For the first time in history, the percentage of Americans lacking health insurance dropped below 9% thanks to Obamacare. Twenty million more people have insurance than did before the Affordable Care Act. The program is more popular than ever and far more popular than Donald Trump.

So what’s Trump do? He cuts $90 million from the budget used to promote the program to increase the number of people using it. Democrats call it sabotage. I call it cutting health care by $90 million at a time when it’s among the top concerns of most voters.

Trump and a number of Republicans are still plugging their story that the Affordable Care Act is collapsing. It’s not true. Every county in the nation will have at least one Obamacare insurer next year.

While there are still problems, leaders of both parties are looking for ways to fix them and stabilize the system, not scrap it or sabotage it. In the Senate, Lamar Alexander, Republican Chair of the Senate Health Committee, has been holding hearings on ways to stabilize the independent insurance market. A bipartisan group in the House that calls itself the Problem Solvers Caucus is also working on fixes. And last week, Ohio Republican Governor John Kasich and Colorado’s Democratic Governor John Hickenlooper laid out a plan to fix Obamacare.

Similarly, Trump is about to end Obama’s DACA (Deferred Action for Childhood Arrivals) program, putting kids at risk who have grown up here and who consider themselves more Americans than immigrants. The public broadly supports letting people brought to this country as children stay. That support is not lost on Republicans. After repeatedly sinking similar legislation called the DREAM Act, Republicans in Congress are quickly moving to pass a “conservative Dream Act” that would offset any actions taken by the president.

Elected officials in both parties seem to have realized that the public is fed up with the hyper-partisanship that’s driven our politics. But while they’re starting to look for joint solutions, Donald Trump is doubling down the rhetoric that animates his base. He’s trying to shore up support among the 40% of Americans who still support him while ignoring the 60% or so who don’t.
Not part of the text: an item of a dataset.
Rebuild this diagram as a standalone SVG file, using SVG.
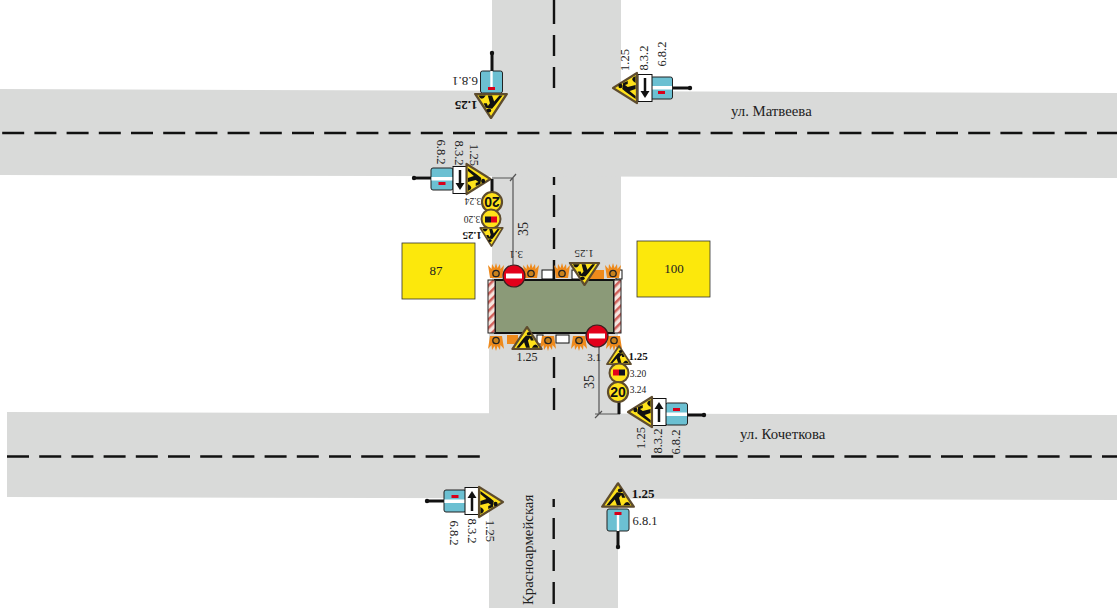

Trump, who has never been wildly popular outside of his base, has seen his popularity plummet as much for his demeanor as his policies. Now, he’s trying to gut programs that have relatively broad support with middle America. He is essentially driving a wedge between his base and the people who determine elections. For Republicans heading into a midterm, that’s a scary strategy coming from the leader of their party.